After Auntie died, her beautiful Haviland china lived at my grandmother’s house, and then it was given to Mama. Auntie’s dishes had the honor of sitting in a closed cupboard at my mother’s house in Utah for 30 years.  I always wanted to use the dishes, but Mama felt they were too delicate. It was the GOOD china. We maybe brought them out two or three times for Christmas dinner while I was growing up.  We had other dishes that were less special. So the pretty plates and bowls sat gathering dust. Then Mama moved from Utah to Georgetown, Texas, and the china found a place in a hutch for at least 10 more years, before it was packed away in a dish crate and moved to Arizona. There it sat in a storage facility for at least another 10 or 11 years until it finally arrived at my home. 60 years had passed since I first saw the beautiful dishes in the Auntie’s grand old house.

Life is Fragile

Auntie’s china was always being saved for a “special event.”  And I am glad we got to use it for those extremely rare occasions. But, while sitting in my house and unwrapping each lovely piece, it seemed a shame to just hide them away again.  So I displayed them proudly in my glass hutch. We used them for Thanksgiving and Christmas that year.  In fact that Christmas, when my family sat around the table enjoying a delightful ham on the exquisite plates, I felt like the china somehow connected me to my aunt and my grandmother. I knew Mama would be pleased we were finally using it.  It was connecting these wonderful women to my two daughters and granddaughter, who were sharing a meal on it.

The beauty of the past was now the beauty of the present.

The precious Haviland dishes had spanned 5 generations.  The china was a through line from 1901 to 2016.  The beauty of the past was now the beauty of the present.  The dishes made that holiday extra special. But Life intervened. Sadly, that lovely Christmas dinner would be the last one I would spend with my oldest daughter, Anna, who died suddenly of cardiac arrest barely four weeks later.  Life is fragile.
When someone dies, it’s like your past, present and future get all jumbled up.  You have to re-adjust to a life without them. My Aunt, my grandmother, Mama, and now my daughter were part of the past.  But they really aren’t in the past, because they are always with me.  In my memories and in my thoughts.  Several months after Anna died, I decided it was time to use the china more.  To ENJOY the china.  Admittedly I have started slowly. I eat cereal every day out of one of the bowls.  Several other pieces are being used in my bedroom to hold some of my antique jewelry.  My husband often asks me what will happen if one of the bowls should break.  “Then I will use another one,” I tell him determinedly. I am happy to say, nothing has broken yet.

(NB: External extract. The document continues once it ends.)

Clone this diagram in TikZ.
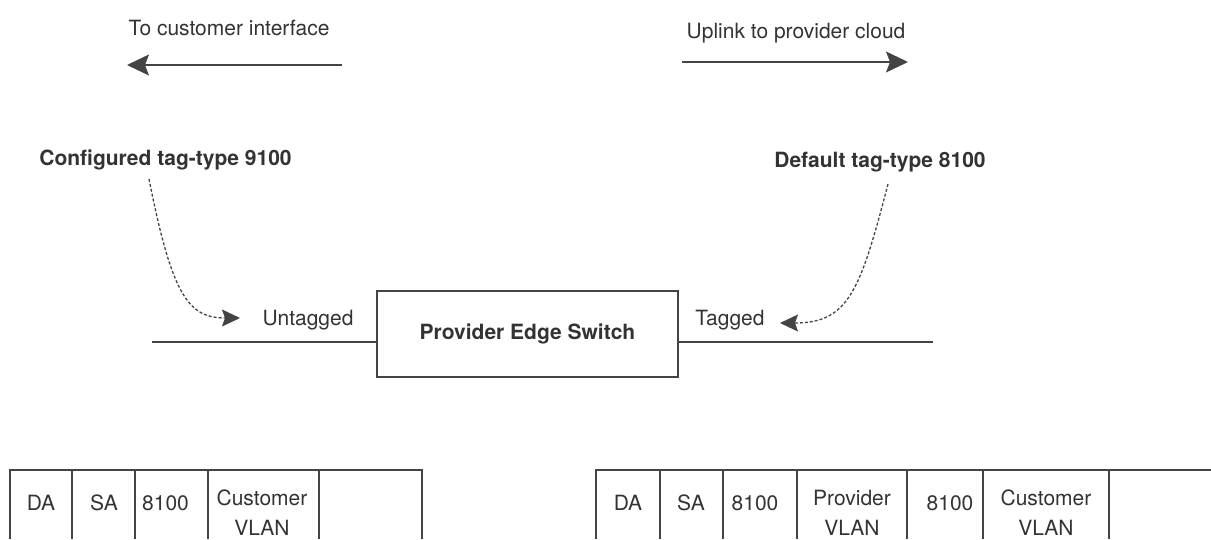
\documentclass[tikz,border=0pt]{standalone}
\usepackage{fontspec}
\setmainfont{TeX Gyre Heros}
\usepackage{tikz}
\usetikzlibrary{arrows.meta,positioning,calc}
\definecolor{inkgray}{HTML}{333333}
\definecolor{linegray}{HTML}{444444}

\begin{document}
\begin{tikzpicture}[
    x=1pt, y=-1pt,
    every node/.style={text=inkgray, font=\fontsize{21}{30}\selectfont},
    caption/.style={anchor=base},
    tagnote/.style={anchor=base, font=\fontsize{21}{30}\selectfont\bfseries},
    switchbox/.style={draw=linegray, line width=2.2pt, minimum width=301pt, minimum height=86pt, font=\fontsize{21}{30}\selectfont\bfseries},
    cell/.style={align=center, inner sep=0pt},
    link/.style={draw=linegray, line width=1.3pt},
    frame/.style={draw=linegray, line width=1.1pt},
    direction/.style={draw=linegray, line width=1.3pt, -{Stealth[length=22pt, width=21pt, inset=4pt]}},
    pointer/.style={draw=linegray, line width=1.3pt, dash pattern=on 3pt off 2pt, -{Stealth[length=18pt, width=17pt, inset=3pt]}}
]
    \useasboundingbox (0,0) rectangle (1211,539);

    % direction hints
    \node[caption] (custlabel) at (229,35) {To customer interface};
    \coordinate (custfrom) at (342,65);
    \coordinate (custto) at (127,65);
    \draw[direction] (custfrom) -- (custto);
    \node[caption] (uplabel) at (796,38) {Uplink to provider cloud};
    \coordinate (upfrom) at (682,62);
    \coordinate (upto) at (908,62);
    \draw[direction] (upfrom) -- (upto);

    % switch and its ports
    \node[switchbox] (switch) at (527.5,334) {Provider Edge Switch};
    \coordinate (custport) at (152,342);
    \coordinate (provport) at (933,342);
    \draw[link] (custport) -- (custport -| switch.west);
    \draw[link] (switch.east |- provport) -- (provport);
    \node[caption] (untagged) at (308,325) {Untagged};
    \node[caption] (tagged) at (730,325) {Tagged};

    % tag-type notes
    \node[tagnote] (cfgtag) at (165.5,165) {Configured tag-type 9100};
    \node[tagnote] (deftag) at (880,167) {Default tag-type 8100};
    \coordinate (cfgstart) at (149,179);
    \coordinate (cfgtip) at (240,318);
    \draw[pointer] (cfgstart) .. controls (172,295) and (188,318) .. (cfgtip);
    \coordinate (defstart) at (888,184);
    \coordinate (deftip) at (780,323);
    \draw[pointer] (defstart) .. controls (860,292) and (848,323) .. (deftip);

    % customer frame
    \draw[frame] (10,539) |- (422,470) -- (422,539);
    \foreach \x in {72,135,208,319}
        \draw[frame] (\x,470) -- (\x,539);
    \node[cell] (cda) at (41,503) {DA};
    \node[cell] (csa) at (104,503) {SA};
    \node[cell] (ctpid) at (165.5,503) {8100};
    \node[cell] (cvlan) at (262,513) {Customer\\VLAN};

    % provider frame
    \draw[frame] (596,539) |- (1211,470);
    \foreach \x in {660,723,797,907,983,1109}
        \draw[frame] (\x,470) -- (\x,539);
    \node[cell] (pda) at (628,503) {DA};
    \node[cell] (psa) at (691,503) {SA};
    \node[cell] (ptpid) at (755,503) {8100};
    \node[cell] (pvlan) at (852,513) {Provider\\VLAN};
    \node[cell] (ctpid2) at (950,503) {8100};
    \node[cell] (cvlan2) at (1046,513) {Customer\\VLAN};
\end{tikzpicture}
\end{document}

When is there ever going to be a “good” time to use our beautiful things?

When did we stop enjoying the things we find so special?  We now use our good silver daily, and I intend to find more reasons to use Auntie’s larger plates and serving dishes.  It seems like I have spent my life holding my breath waiting for the right moment to wear the dress, drink out of the crystal, or use the silver.

If you should be so fortunate to have something precious and fragile that you have inherited:  A piece of jewelry, a picture, a set of goblets; if it is something that you love, and treasure, then why aren’t you using it?  Because it might break?  Because you might lose it? But if it sits in a cupboard or a box for that special time, it’s important to know, that special time may never come.  I thought of all the people in Houston who’s homes were destroyed during Hurricane Harvey and the thousands of people in northern California who lost everything to a wildfire.  Life happened in an instant.  All those beautiful things saved for the special occasion, gone.  All the people and families who expected to see each other again incomprehensibly vanished into eternity.

Every Day is Precious

 I think today is a special occasion. I’m alive.  I’m surrounded by people I love.  I have a deep faith in God.  Life is good.  Perhaps, because I’ve gotten older, I’ve learned that people won’t be around forever, including me.  Today is special because I won’t ever live this exact day again. I have right now to enjoy the things I’ve worked for. I have this moment to enjoy the legacy left to me by those who impacted my life so deeply. With the twenty or so years that I hopefully have left, I want to remember that every day is precious. I want every day to be special enough to use the good china.